▸ WRITTEN INSTRUCTION
Print the lines starting at the line containing "Give me the Bokeh source for this chart." and ending at the line containing "p.title.standoff = 27", exactly and in full, without the pictures.

------------------------------

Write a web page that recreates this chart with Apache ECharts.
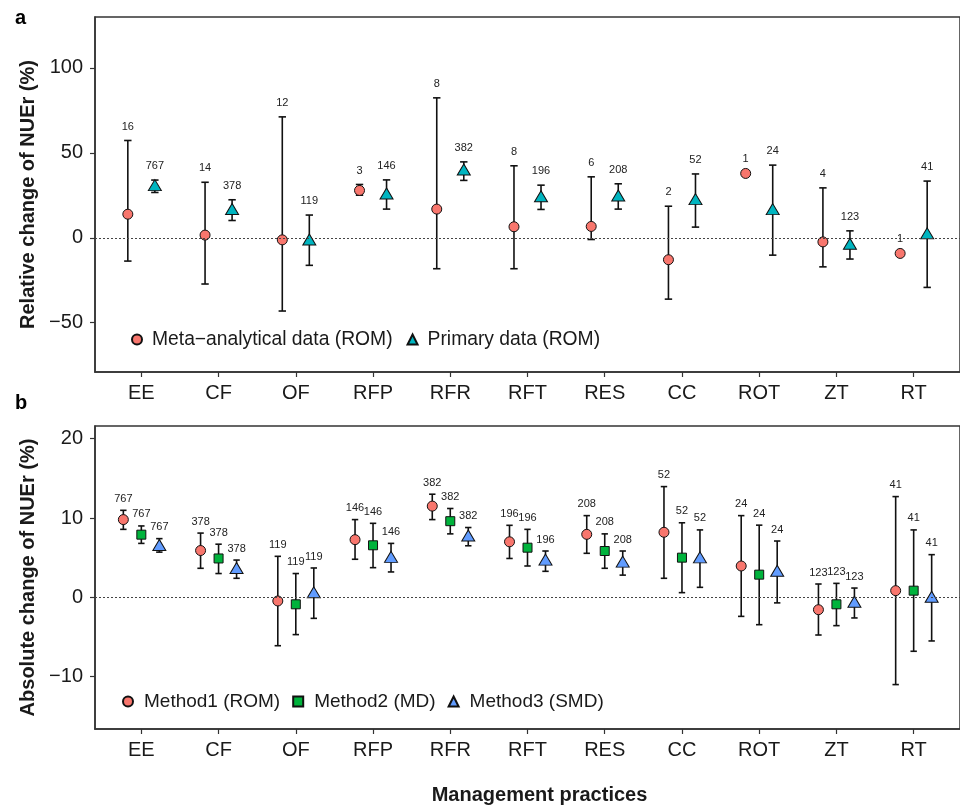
<!DOCTYPE html>
<html>
<head>
<meta charset="utf-8">
<script src="https://cdn.jsdelivr.net/npm/echarts@6/dist/echarts.min.js"></script>
<style>
  html, body { margin: 0; padding: 0; background: #fff; }
  #chart { width: 960px; height: 808px; }
</style>
</head>
<body>
<div id="chart"></div>
<script>
const categories = ['EE', 'CF', 'OF', 'RFP', 'RFR', 'RFT', 'RES', 'CC', 'ROT', 'ZT', 'RT']

// panel a: relative change (ROM)
const metaMean = [13.9, 1.6, -1.2, 27.9, 16.9, 6.5, 6.7, -12.9, 37.9, -2.4, -9.2]
const metaLow = [-13.7, -27.2, -43.1, 25.1, -18.2, -18.2, -1, -36.1, null, -17.1, null]
const metaHigh = [57.3, 32.7, 71.2, 31.4, 82.4, 42.4, 35.9, 18.6, null, 29.4, null]
const metaN = [16, 14, 12, 3, 8, 8, 6, 2, 1, 4, 1]
const primMean = [31, 17, -1, 26.1, 40.2, 24.5, 24.9, 22.8, 16.9, -3.5, 2.6]
const primLow = [26.7, 10.2, -16.2, 16.9, 33.8, 16.7, 16.9, 6.3, -10.2, -12.5, -29.2]
const primHigh = [34, 22.4, 13.4, 34.1, 44.7, 31, 31.8, 37.6, 42.8, 4.1, 33.4]
const primN = [767, 378, 119, 146, 382, 196, 208, 52, 24, 123, 41]

// panel b: absolute change, three methods
const m1Mean = [9.8, 5.9, -0.46, 7.27, 11.5, 7.0, 7.94, 8.2, 3.95, -1.56, 0.84]
const m1Low = [8.57, 3.66, -6.1, 4.8, 9.8, 4.9, 5.55, 2.4, -2.4, -4.75, -11.0]
const m1High = [10.97, 8.1, 5.17, 9.8, 13.0, 9.08, 10.3, 13.96, 10.3, 1.68, 12.7]
const m2Mean = [7.9, 4.9, -0.88, 6.56, 9.6, 6.26, 5.84, 5.0, 2.86, -0.88, 0.84]
const m2Low = [6.8, 3.0, -4.7, 3.74, 8.0, 3.95, 3.66, 0.59, -3.45, -3.57, -6.8]
const m2High = [9.0, 6.7, 3.0, 9.33, 11.2, 8.57, 8.0, 9.4, 9.1, 1.76, 8.5]
const m3Mean = [6.6, 3.7, 0.63, 5.1, 7.8, 4.75, 4.5, 5.04, 3.36, -0.55, 0.08]
const m3Low = [5.7, 2.4, -2.65, 3.2, 6.5, 3.28, 2.8, 1.26, -0.7, -2.6, -5.5]
const m3High = [7.4, 4.7, 3.7, 6.8, 8.8, 5.84, 5.84, 8.5, 7.1, 1.17, 5.38]
const methodN = [767, 378, 119, 146, 382, 196, 208, 52, 24, 123, 41]

const yTicksA = [-50, 0, 50, 100]
const yTicksB = [-10, 0, 10, 20]
const xTicks = [0, 1, 2, 3, 4, 5, 6, 7, 8, 9, 10]

const FONT = "'Liberation Sans', Arial, Helvetica, sans-serif"
const INK = '#1a1a1a'

function points(mean, off) {
  return mean.map((v, i) => [i + off, v])
}

function bars(mean, low, high, n, off) {
  return mean.map((v, i) => {
    const has = low[i] != null
    return [i + off, has ? low[i] : v, has ? high[i] : v, n[i], has ? 1 : 0]
  })
}

function errRender(cap, gap) {
  return function (params, api) {
    const x = api.value(0)
    const lo = api.coord([x, api.value(1)])
    const hi = api.coord([x, api.value(2)])
    const st = { stroke: '#111', lineWidth: 1.6 }
    const kids = []
    if (api.value(4)) {
      kids.push({ type: 'line', shape: { x1: lo[0], y1: lo[1], x2: hi[0], y2: hi[1] }, style: st })
      kids.push({ type: 'line', shape: { x1: hi[0] - cap, y1: hi[1], x2: hi[0] + cap, y2: hi[1] }, style: st })
      kids.push({ type: 'line', shape: { x1: lo[0] - cap, y1: lo[1], x2: lo[0] + cap, y2: lo[1] }, style: st })
    }
    kids.push({
      type: 'text',
      style: {
        text: String(api.value(3)), x: hi[0], y: hi[1] - gap,
        align: 'center', verticalAlign: 'middle',
        fontSize: 11, fontFamily: FONT, fill: '#222'
      }
    })
    return { type: 'group', children: kids }
  }
}

const zeroLine = {
  silent: true,
  symbol: 'none',
  label: { show: false },
  lineStyle: { type: [2, 2], color: '#444', width: 1 },
  data: [{ yAxis: 0 }]
}

function xAxis(idx, extra) {
  return Object.assign({
    type: 'value', gridIndex: idx, min: -0.6, max: 10.6,
    axisLine: { show: true, onZero: false, lineStyle: { color: '#333', width: 1.5 } },
    axisTick: { show: true, customValues: xTicks, length: 5, lineStyle: { color: '#333', width: 1.2 } },
    axisLabel: {
      customValues: xTicks, formatter: v => categories[Math.round(v)],
      fontSize: 20, color: INK, fontFamily: FONT, margin: 11
    },
    splitLine: { show: false }
  }, extra || {})
}

function yAxis(idx, min, max, ticks, name) {
  return {
    type: 'value', gridIndex: idx, min: min, max: max,
    name: name, nameLocation: 'middle', nameGap: 55,
    nameTextStyle: { fontSize: 20, fontWeight: 'bold', color: INK, fontFamily: FONT },
    axisLine: { show: true, onZero: false, lineStyle: { color: '#333', width: 1.5 } },
    axisTick: { show: true, customValues: ticks, length: 5, lineStyle: { color: '#333', width: 1.2 } },
    axisLabel: {
      customValues: ticks, formatter: v => String(v).replace('-', '\u2212'),
      fontSize: 20, color: INK, fontFamily: FONT, margin: 12
    },
    splitLine: { show: false }
  }
}

const dotA = 0.175
const dotB = 0.233

const option = {
  animation: false,
  textStyle: { fontFamily: FONT },
  title: [
    { text: 'a', left: 10, top: 3, textStyle: { fontSize: 20, fontWeight: 'bold', color: '#000', fontFamily: FONT } },
    { text: 'b', left: 10, top: 388, textStyle: { fontSize: 20, fontWeight: 'bold', color: '#000', fontFamily: FONT } }
  ],
  grid: [
    { left: 95, top: 17, width: 876, height: 355, show: true, borderColor: '#333', borderWidth: 1.5 },
    { left: 95, top: 426, width: 876, height: 303, show: true, borderColor: '#333', borderWidth: 1.5 }
  ],
  legend: [
    {
      data: ['Meta\u2212analytical data (ROM)', 'Primary data (ROM)'],
      left: 126, top: 325, itemWidth: 10, itemHeight: 10, itemGap: 14,
      textStyle: { fontSize: 19.3, color: INK, fontFamily: FONT, padding: [0, 0, 0, 5] }
    },
    {
      data: ['Method1 (ROM)', 'Method2 (MD)', 'Method3 (SMD)'],
      left: 117, top: 687, itemWidth: 10, itemHeight: 10, itemGap: 12,
      textStyle: { fontSize: 19, color: INK, fontFamily: FONT, padding: [0, 0, 0, 6] }
    }
  ],
  xAxis: [
    xAxis(0),
    xAxis(1, {
      name: 'Management practices', nameLocation: 'middle', nameGap: 56,
      nameTextStyle: { fontSize: 20, fontWeight: 'bold', color: INK, fontFamily: FONT, padding: [0, 0, 0, 24] }
    })
  ],
  yAxis: [
    yAxis(0, -79, 130, yTicksA, 'Relative change of NUEr (%)'),
    yAxis(1, -16.6, 21.6, yTicksB, 'Absolute change of NUEr (%)')
  ],
  series: [
    // panel a
    { type: 'custom', xAxisIndex: 0, yAxisIndex: 0, renderItem: errRender(3.7, 14), data: bars(metaMean, metaLow, metaHigh, metaN, -dotA), z: 2, markLine: zeroLine },
    { type: 'custom', xAxisIndex: 0, yAxisIndex: 0, renderItem: errRender(3.7, 14), data: bars(primMean, primLow, primHigh, primN, dotA), z: 2 },
    {
      name: 'Meta\u2212analytical data (ROM)', type: 'scatter', xAxisIndex: 0, yAxisIndex: 0,
      symbol: 'circle', symbolSize: 10, z: 3,
      itemStyle: { color: '#F8766D', borderColor: '#111', borderWidth: 1, opacity: 1 },
      data: points(metaMean, -dotA)
    },
    {
      name: 'Primary data (ROM)', type: 'scatter', xAxisIndex: 0, yAxisIndex: 0,
      symbol: 'triangle', symbolSize: [13, 11], z: 3,
      itemStyle: { color: '#00B5C0', borderColor: '#111', borderWidth: 1, opacity: 1 },
      data: points(primMean, dotA)
    },
    // panel b
    { type: 'custom', xAxisIndex: 1, yAxisIndex: 1, renderItem: errRender(3.2, 11.5), data: bars(m1Mean, m1Low, m1High, methodN, -dotB), z: 2, markLine: zeroLine },
    { type: 'custom', xAxisIndex: 1, yAxisIndex: 1, renderItem: errRender(3.2, 11.5), data: bars(m2Mean, m2Low, m2High, methodN, 0), z: 2 },
    { type: 'custom', xAxisIndex: 1, yAxisIndex: 1, renderItem: errRender(3.2, 11.5), data: bars(m3Mean, m3Low, m3High, methodN, dotB), z: 2 },
    {
      name: 'Method1 (ROM)', type: 'scatter', xAxisIndex: 1, yAxisIndex: 1,
      symbol: 'circle', symbolSize: 10, z: 3,
      itemStyle: { color: '#F8766D', borderColor: '#111', borderWidth: 1, opacity: 1 },
      data: points(m1Mean, -dotB)
    },
    {
      name: 'Method2 (MD)', type: 'scatter', xAxisIndex: 1, yAxisIndex: 1,
      symbol: 'rect', symbolSize: 9, z: 3,
      itemStyle: { color: '#00B33C', borderColor: '#111', borderWidth: 1, opacity: 1 },
      data: points(m2Mean, 0)
    },
    {
      name: 'Method3 (SMD)', type: 'scatter', xAxisIndex: 1, yAxisIndex: 1,
      symbol: 'triangle', symbolSize: [13, 11], z: 3,
      itemStyle: { color: '#619CFF', borderColor: '#111', borderWidth: 1, opacity: 1 },
      data: points(m3Mean, dotB)
    }
  ]
}

const myChart = echarts.init(document.getElementById('chart'))
myChart.setOption(option)
</script>
</body>
</html>
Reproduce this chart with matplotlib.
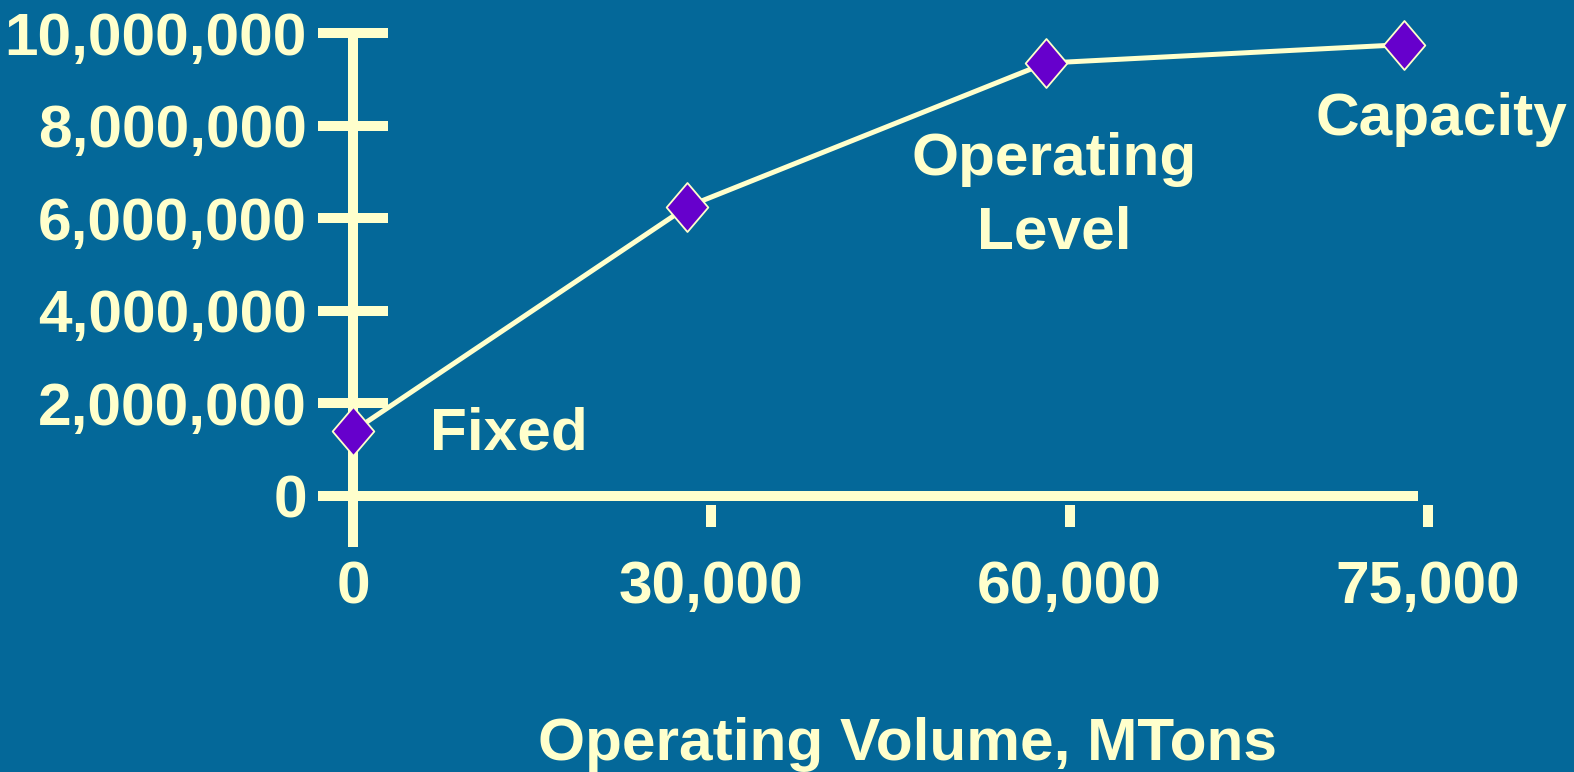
import numpy as np
import matplotlib
matplotlib.use("Agg")
import matplotlib.pyplot as plt
from matplotlib.path import Path
from matplotlib.transforms import offset_copy

# ---- data -------------------------------------------------------------
volume_ticks = [0, 30000, 60000, 75000]
volume_tick_labels = ["0", "30,000", "60,000", "75,000"]
cost_ticks = [0, 2_000_000, 4_000_000, 6_000_000, 8_000_000, 10_000_000]
cost_tick_labels = ["0", "2,000,000", "4,000,000", "6,000,000", "8,000,000", "10,000,000"]

volumes = [0, 28000, 58000, 74000]
costs = [1_400_000, 6_250_000, 9_350_000, 9_750_000]
point_labels = ["Fixed", "", "Operating\nLevel", "Capacity"]

# ---- style ------------------------------------------------------------
BG = "#046899"
CREAM = "#FFFFCC"
PURPLE = "#6600CC"
DPI = 100
PX = 72 / DPI  # points per pixel

plt.rcParams["font.family"] = ["Liberation Sans", "DejaVu Sans"]
plt.rcParams["font.weight"] = "bold"
FS = 43.5

fig = plt.figure(figsize=(15.74, 7.72), dpi=DPI, facecolor=BG)
ax = fig.add_axes([353 / 1574, 276 / 772, 1075 / 1574, 463 / 772])
ax.set_facecolor(BG)

# category-style x axis: the labelled volumes sit at equal spacing
cat_pos = np.arange(len(volume_ticks), dtype=float)
fwd = lambda v: np.interp(v, volume_ticks, cat_pos)
inv = lambda p: np.interp(p, cat_pos, volume_ticks)
ax.set_xscale("function", functions=(fwd, inv))
ax.set_xlim(volume_ticks[0], volume_ticks[-1])
ax.set_ylim(cost_ticks[0], cost_ticks[-1])

for s in ax.spines.values():
    s.set_visible(False)

# y axis line, running a little below the zero line
ax.plot([0, 0], [-0.11, 1.0], transform=ax.get_xaxis_transform(),
        color=CREAM, lw=10 * PX, solid_capstyle="butt", clip_on=False, zorder=2)
# x axis line along zero
ax.plot([-29 / 1075, 1065 / 1075], [0, 0], transform=ax.get_yaxis_transform(),
        color=CREAM, lw=10 * PX, solid_capstyle="butt", clip_on=False, zorder=2)

# y ticks crossing the axis
ax.set_yticks(cost_ticks)
ax.set_yticklabels(cost_tick_labels)
ax.tick_params(axis="y", direction="inout", length=70 * PX, width=10 * PX,
               color=CREAM, labelcolor=CREAM, labelsize=FS, pad=11 * PX)

# x tick labels; short detached tick marks drawn below the axis line
ax.set_xticks(volume_ticks)
ax.set_xticklabels(volume_tick_labels)
ax.tick_params(axis="x", length=0, labelcolor=CREAM, labelsize=FS, pad=64 * PX)
tick_tr = offset_copy(ax.transData, fig=fig, y=-20, units="dots")
ax.plot(volume_ticks[1:], [0] * (len(volume_ticks) - 1), transform=tick_tr,
        ls="none", marker="|", ms=22 * PX, mew=10 * PX, color=CREAM,
        clip_on=False, zorder=2)

# cost curve with diamond markers
diamond = Path([(0, 1), (0.85, 0), (0, -1), (-0.85, 0), (0, 1)],
               [Path.MOVETO, Path.LINETO, Path.LINETO, Path.LINETO, Path.CLOSEPOLY])
ax.plot(volumes, costs, color=CREAM, lw=5 * PX, zorder=3, clip_on=False)
ax.plot(volumes, costs, ls="none", marker=diamond, ms=49 * PX,
        mfc=PURPLE, mec=CREAM, mew=1.8 * PX, zorder=4, clip_on=False)

# point annotations (pixel offset of the last line's baseline, alignment)
offsets = [(77, -18, "left"), None, (8, -185, "center"), (37, -90, "center")]
for v, c, lab, off in zip(volumes, costs, point_labels, offsets):
    if not lab:
        continue
    dx, dy, ha = off
    ax.annotate(lab, (v, c), xytext=(dx, dy), textcoords="offset pixels",
                ha=ha, va="baseline", fontsize=FS, color=CREAM,
                linespacing=1.43, annotation_clip=False)

fig.text(907 / 1574, 12 / 772, "Operating Volume, MTons", ha="center",
         va="baseline", fontsize=FS, color=CREAM)

fig.savefig("out.png", dpi=DPI, facecolor=BG)
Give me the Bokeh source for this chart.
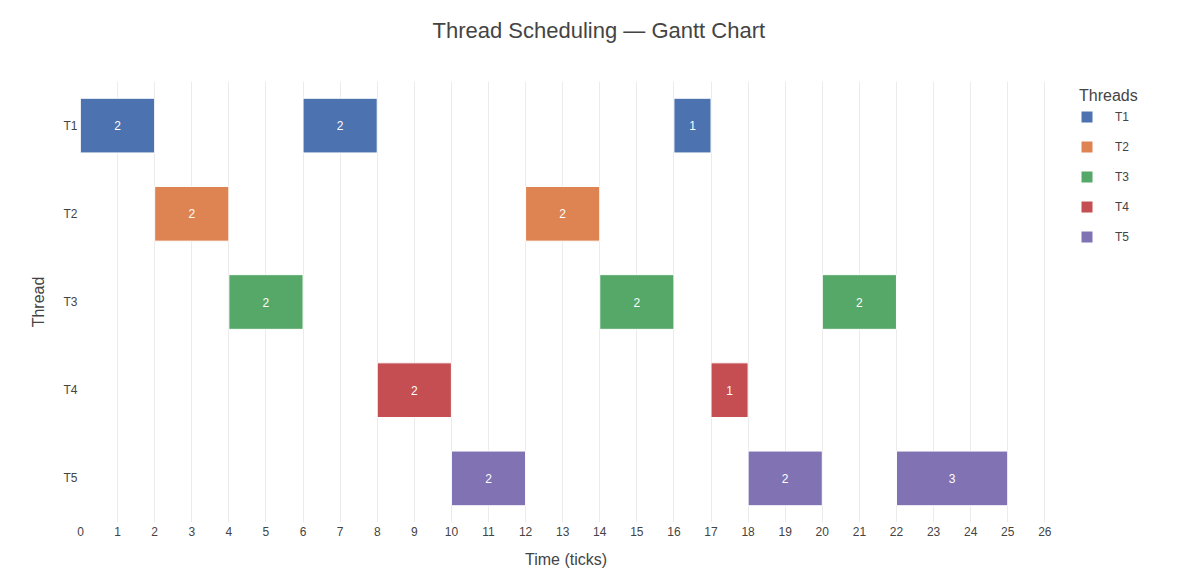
from bokeh.plotting import figure
from bokeh.models import (ColumnDataSource, FactorRange, Range1d, FixedTicker,
                          Legend, LegendItem, LabelSet)
from bokeh.core.properties import value
from bokeh.embed import file_html
from bokeh.resources import INLINE

# Scheduling slices per thread: start tick and duration
threads = ["T1", "T2", "T3", "T4", "T5"]
colors = ["#4C72B0", "#DD8452", "#55A868", "#C44E52", "#8172B3"]

t1_start = [0, 6, 16]
t1_dur = [2, 2, 1]
t2_start = [2, 12]
t2_dur = [2, 2]
t3_start = [4, 14, 20]
t3_dur = [2, 2, 2]
t4_start = [8, 17]
t4_dur = [2, 1]
t5_start = [10, 18, 22]
t5_dur = [2, 2, 3]

starts = [t1_start, t2_start, t3_start, t4_start, t5_start]
durations = [t1_dur, t2_dur, t3_dur, t4_dur, t5_dur]
x_ticks = list(range(0, 27))

FONT = "Liberation Sans"
TEXT = "#444444"

p = figure(
    frame_width=971, frame_height=441,
    y_range=FactorRange(factors=list(reversed(threads)), range_padding=0),
    x_range=Range1d(0, 26.18),
    output_backend="svg", toolbar_location=None,
    min_border_left=80, min_border_right=145, min_border_top=81, min_border_bottom=61,
)
p.outline_line_color = None
p.background_fill_color = "white"

# a blank second line keeps the title well clear of the plot area;
# left-aligned with an offset so it sits centred on the whole page
p.title.text = "Thread Scheduling \u2014 Gantt Chart\n "
p.title.align = "left"
p.title.text_font = FONT
p.title.text_font_size = "22px"
p.title.text_font_style = "normal"
p.title.text_color = TEXT
p.title.offset = 352
p.title.standoff = 27

items = []
for name, color, st, du in zip(threads, colors, starts, durations):
    src = ColumnDataSource(dict(
        y=[name] * len(st),
        left=st,
        right=[s + d for s, d in zip(st, du)],
        mid=[s + d / 2 for s, d in zip(st, du)],
        label=[str(d) for d in du],
    ))
    r = p.hbar(y="y", left="left", right="right", height=0.62, source=src,
               fill_color=color, line_color="white", line_width=1)
    items.append(LegendItem(label=name, renderers=[r]))
    labels = LabelSet(x="mid", y="y", text="label", source=src,
                      text_align="center", text_baseline="middle",
                      text_color="white", text_font_size="12px",
                      text_font=value(FONT))
    p.add_layout(labels)

# legend sits in the right-hand panel, offset from the panel's bottom-left
legend = Legend(items=items, location=(28, 278))
legend.title = "Threads"
legend.title_text_font = FONT
legend.title_text_font_size = "16px"
legend.title_text_color = TEXT
legend.title_text_font_style = "normal"
legend.title_standoff = 4
legend.label_text_font = FONT
legend.label_text_font_size = "12px"
legend.label_text_color = TEXT
legend.glyph_width = 15
legend.glyph_height = 15
legend.label_height = 15
legend.spacing = 15
legend.label_standoff = 21
legend.padding = 6
legend.margin = 0
legend.border_line_color = None
legend.background_fill_alpha = 0
legend.inactive_fill_alpha = 0
p.add_layout(legend, "right")

# x axis
p.xaxis.ticker = FixedTicker(ticks=x_ticks)
p.xaxis.axis_label = "Time (ticks)"
p.xaxis.axis_line_color = None
p.xaxis.major_tick_line_color = None
p.xaxis.minor_tick_line_color = None
p.xaxis.major_tick_out = 0
p.xaxis.major_label_standoff = 4
p.xaxis.major_label_text_font = FONT
p.xaxis.major_label_text_font_size = "12px"
p.xaxis.major_label_text_color = TEXT
p.xaxis.axis_label_text_font = FONT
p.xaxis.axis_label_text_font_size = "16px"
p.xaxis.axis_label_text_font_style = "normal"
p.xaxis.axis_label_text_color = TEXT
p.xaxis.axis_label_standoff = 12

# y axis
p.yaxis.axis_label = "Thread"
p.yaxis.axis_line_color = None
p.yaxis.major_tick_line_color = None
p.yaxis.minor_tick_line_color = None
p.yaxis.major_tick_out = 0
p.yaxis.major_label_standoff = 3
p.yaxis.major_label_text_font = FONT
p.yaxis.major_label_text_font_size = "12px"
p.yaxis.major_label_text_color = TEXT
p.yaxis.axis_label_text_font = FONT
p.yaxis.axis_label_text_font_size = "16px"
p.yaxis.axis_label_text_font_style = "normal"
p.yaxis.axis_label_text_color = TEXT
p.yaxis.axis_label_standoff = 13

p.xgrid.grid_line_color = "#ebebeb"
p.xgrid.grid_line_width = 1
p.ygrid.grid_line_color = None

open("out.html", "w").write(file_html(p, INLINE))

------------------------------

▸ THE RESULT
Give me the Bokeh source for this chart.
from bokeh.plotting import figure
from bokeh.models import (ColumnDataSource, FactorRange, Range1d, FixedTicker,
                          Legend, LegendItem, LabelSet)
from bokeh.core.properties import value
from bokeh.embed import file_html
from bokeh.resources import INLINE

# Scheduling slices per thread: start tick and duration
threads = ["T1", "T2", "T3", "T4", "T5"]
colors = ["#4C72B0", "#DD8452", "#55A868", "#C44E52", "#8172B3"]

t1_start = [0, 6, 16]
t1_dur = [2, 2, 1]
t2_start = [2, 12]
t2_dur = [2, 2]
t3_start = [4, 14, 20]
t3_dur = [2, 2, 2]
t4_start = [8, 17]
t4_dur = [2, 1]
t5_start = [10, 18, 22]
t5_dur = [2, 2, 3]

starts = [t1_start, t2_start, t3_start, t4_start, t5_start]
durations = [t1_dur, t2_dur, t3_dur, t4_dur, t5_dur]
x_ticks = list(range(0, 27))

FONT = "Liberation Sans"
TEXT = "#444444"

p = figure(
    frame_width=971, frame_height=441,
    y_range=FactorRange(factors=list(reversed(threads)), range_padding=0),
    x_range=Range1d(0, 26.18),
    output_backend="svg", toolbar_location=None,
    min_border_left=80, min_border_right=145, min_border_top=81, min_border_bottom=61,
)
p.outline_line_color = None
p.background_fill_color = "white"

# a blank second line keeps the title well clear of the plot area;
# left-aligned with an offset so it sits centred on the whole page
p.title.text = "Thread Scheduling \u2014 Gantt Chart\n "
p.title.align = "left"
p.title.text_font = FONT
p.title.text_font_size = "22px"
p.title.text_font_style = "normal"
p.title.text_color = TEXT
p.title.offset = 352
p.title.standoff = 27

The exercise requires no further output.